Travel bubble between New Zealand and Australia has started, but it will only be one-sided for now

The travel corridor between Australia and New Zealand has started since Friday, October 16, but it will only be one way at first. People from New Zealand will be able to visit Australia, but it will only include a limited number of destinations - that is New South Wales and the Northern Territory.

The trans-Tasman bubble

The trans-Tasman bubble © Markus Mainka / 123RF

Deputy Prime Minister Michael McCormack said that people who hadn't been in a coronavirus hotspot in New Zealand for the previous two weeks would be allowed in with no quarantine, but for anyone else there will still be the 14 days mandatory quarantine.

He commented: "This is the first stage in what we hope to see as a trans-Tasman bubble between the two countries, not just that state and that territory. I've just got off the phone from (Northern Territory) Chief Minister (Michael) Gunner, who says the fish are biting and the beers are cold. And he wants to see as many of his New Zealand cousins and friends as possible."

However, according to New Zealand Prime Minister Jacinda Ardern, those going to Australia will still have to quarantine on their return.

"We will not open the borders for quarantine-free travel with Australia until it is safe to do so because doing it too early risks losing all of the freedoms that we already have in our economy," she announced.

New Zealand is in fact one of the lowest coronavirus infected countries in the world with only 1,848 cases, while Australia has reported 27,371 cases, including a particularly violent outbreak in the city of Melbourne.

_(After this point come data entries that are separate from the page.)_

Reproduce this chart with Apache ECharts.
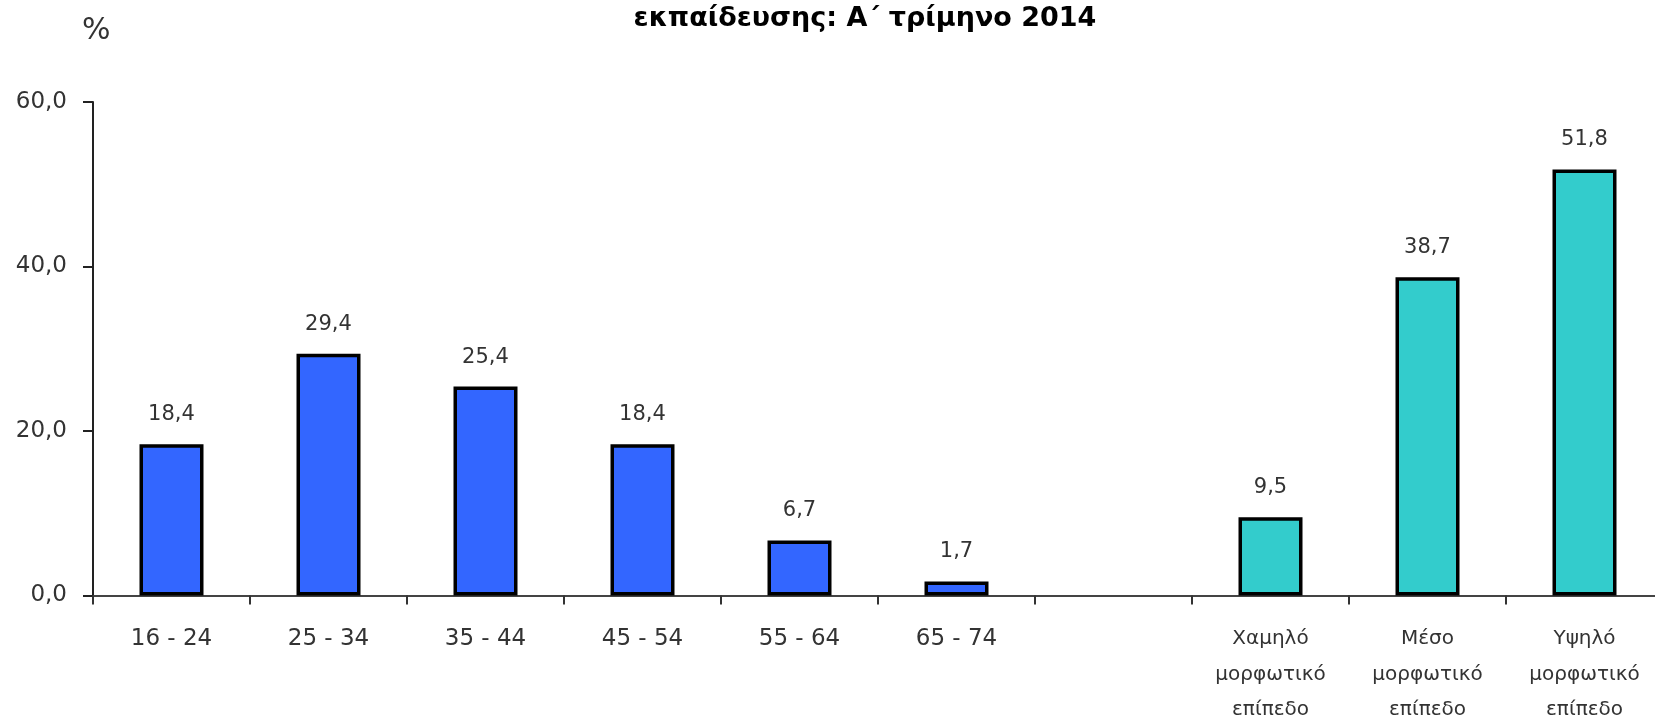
<!DOCTYPE html>
<html>
<head>
<meta charset="utf-8">
<script src="https://cdn.jsdelivr.net/npm/echarts@6/dist/echarts.min.js"></script>
<style>
html,body{margin:0;padding:0;background:#fff;}
#chart{width:1655px;height:717px;}
</style>
</head>
<body>
<div id="chart"></div>
<script>
const categories = ['16 - 24','25 - 34','35 - 44','45 - 54','55 - 64','65 - 74','',
  'Χαμηλό\nμορφωτικό\nεπίπεδο','Μέσο\nμορφωτικό\nεπίπεδο','Υψηλό\nμορφωτικό\nεπίπεδο'];
const ageValues = [18.4, 29.4, 25.4, 18.4, 6.7, 1.7];
const eduValues = [9.5, 38.7, 51.8];
const yTicks = [0, 20, 40, 60];
const titleText = 'εκπαίδευσης: Α΄ τρίμηνο 2014';
const unitText = '%';

const n = categories.length;
const ageData = categories.map((c, i) => i < ageValues.length ? ageValues[i] : '-');
const eduStart = n - eduValues.length;
const eduData = categories.map((c, i) => i >= eduStart ? eduValues[i - eduStart] : '-');

const FONT = 'DejaVu Sans';
const fmt = v => v.toFixed(1).replace('.', ',');

const labelCfg = {
  show: true, position: 'top', distance: 19,
  color: '#333', fontFamily: FONT, fontSize: 21,
  formatter: p => fmt(p.value)
};

const chart = echarts.init(document.getElementById('chart'), null, {renderer: 'canvas'});
chart.setOption({
  animation: false,
  backgroundColor: '#fff',
  title: {
    text: titleText, left: 860, top: 0, textAlign: 'center',
    textStyle: {fontFamily: FONT, fontWeight: 'bold', fontSize: 27, color: '#000'}
  },
  graphic: [{
    type: 'text', left: 82, top: 16,
    style: {text: unitText, fontFamily: FONT, fontSize: 30, fill: '#333'}
  }],
  grid: {left: 93, top: 102, width: 1570, height: 493.5, containLabel: false, outerBoundsMode: 'none'},
  xAxis: {
    type: 'category', data: categories, boundaryGap: true,
    axisLine: {lineStyle: {color: '#444', width: 2}},
    axisTick: {show: true, length: 9, lineStyle: {color: '#333', width: 2}},
    axisLabel: {
      interval: 0, margin: 26, color: '#333', fontFamily: FONT, lineHeight: 35.5,
      formatter: (v, i) => v.split('\n').map(l => (i < 6 ? '{a|' : '{b|') + l + '}').join('\n'),
      rich: {
        a: {fontFamily: FONT, fontSize: 23, color: '#333', lineHeight: 35.5},
        b: {fontFamily: FONT, fontSize: 20, color: '#333', lineHeight: 35.5}
      }
    }
  },
  yAxis: {
    type: 'value', min: yTicks[0], max: yTicks[yTicks.length - 1], interval: 20,
    splitLine: {show: false},
    axisLine: {show: true, lineStyle: {color: '#222', width: 2}},
    axisTick: {show: true, length: 10, lineStyle: {color: '#222', width: 2}},
    axisLabel: {margin: 26, color: '#333', fontFamily: FONT, fontSize: 23, formatter: v => fmt(v)}
  },
  series: [
    {
      type: 'bar', stack: 'all', data: ageData, barWidth: 64,
      itemStyle: {color: '#3366FF', borderColor: '#000', borderWidth: 3.5},
      label: labelCfg
    },
    {
      type: 'bar', stack: 'all', data: eduData, barWidth: 64,
      itemStyle: {color: '#33CCCC', borderColor: '#000', borderWidth: 3.5},
      label: labelCfg
    }
  ]
});
</script>
</body>
</html>
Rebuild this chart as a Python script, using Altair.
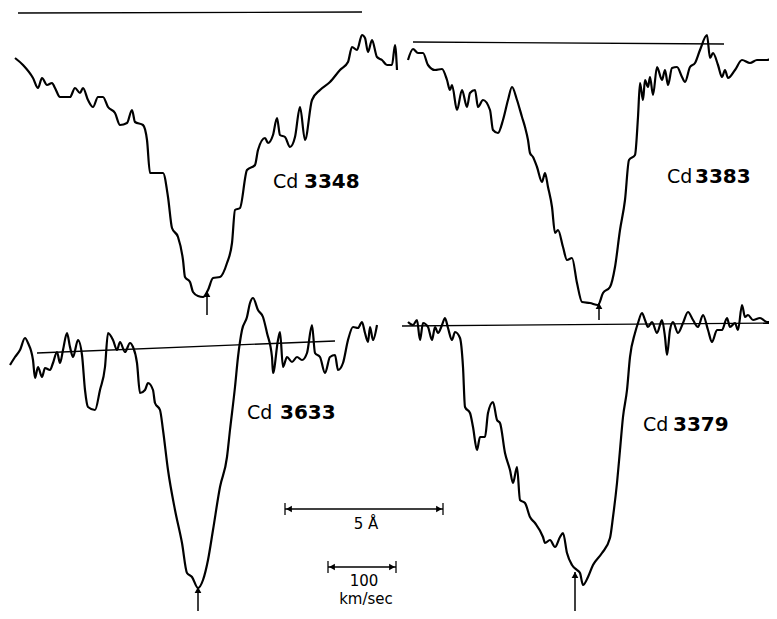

She added in a joint statement with Australian prime minister Scott Morrison: "We need to be cautious as we progress this initiative. Neither country wants to see the virus rebound so it's essential any such travel zone is safe. Relaxing travel restrictions at an appropriate time will clearly benefit both countries and demonstrates why getting on top of the virus early is the best strategy for economic recovery."